1. Avoiding downtime is an important consideration
Many vendor-specific services are delivered from single regions within a cloud but are presented to multiple regions as if they are native to that region. Some recent high-profile AWS and Azure outages have been tracked down to specific failures within one or two USA based datacentres – be careful which services and regions you rely upon. Centralized DNS and authentication are the lifeblood of applications, so you might want to build in resilience for these critical services. One thing to note is Hyper-scaler outages are infrequent and when they do happen, they are often resolved much faster than traditional IT outages in an on-premises datacentre. If an outage affects multiple customers, you can guarantee the cloud provider will be analyzing how the outage started and how to stop it from occurring again, which often means investing to make the service more resilient.
2. Make architectures and applications geographically resilient
Distributed consumption of services should be delivered from at least two regional datacentres, keeping the data close to where it is consumed, reducing latency for users. All the hyperscale cloud providers have a good regional split of datacentres, so this isn’t necessarily a reason for a multi-vendor cloud strategy, it’s just simple best practice to avoid a failure in a single datacentre affecting all of the users in that region.
3. Securing multiple clouds is always far more complex than securing a single vendor cloud architecture.

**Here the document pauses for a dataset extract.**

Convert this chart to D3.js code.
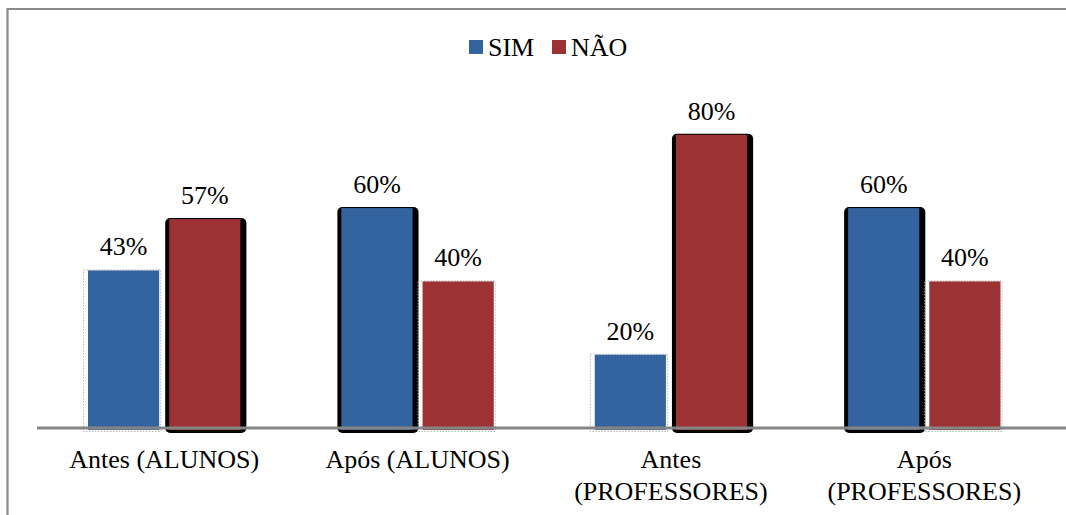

Leverage CIS (Center for Internet Security) benchmarks for cyber resilience, use multi-factor authentication, and if you do move to the cloud have one SIEM system that monitors what is happening in every environment in one console. If you don’t have one pane of real time visibility into your environment, it will be difficult to look for suspect activity, and you will never spot an attack whilst it is happening. This means the damage done will always be significantly higher than it would be if you are monitoring things in real time. Ultimately, public and multi-cloud environments grow beyond human scale to monitor and manage. This is where cloud agnostic application resource management (ARM), advanced observability, and extended detection and response (XDR) systems, fuelled by artificial intelligence allow the automated optimization, remediation, and protection that manual human efforts will never achieve.
In summary
I would always recommend that an organization starts with a single cloud provider and becomes proficient in using that provider’s native tooling and services. Then as the organization matures its use of cloud and has mastered all the aspects of operating and utilizing that cloud provider’s capabilities, it can begin to assess what real benefits can be achieved by moving to a multi-cloud strategy. Don’t try to boil the ocean – it is better to be an expert on each cloud than a generalist on multiple clouds. Third party toolsets will be required for multi-cloud strategies, but vendor native toolsets usually have a more complete feature set for that vendor’s cloud capabilities.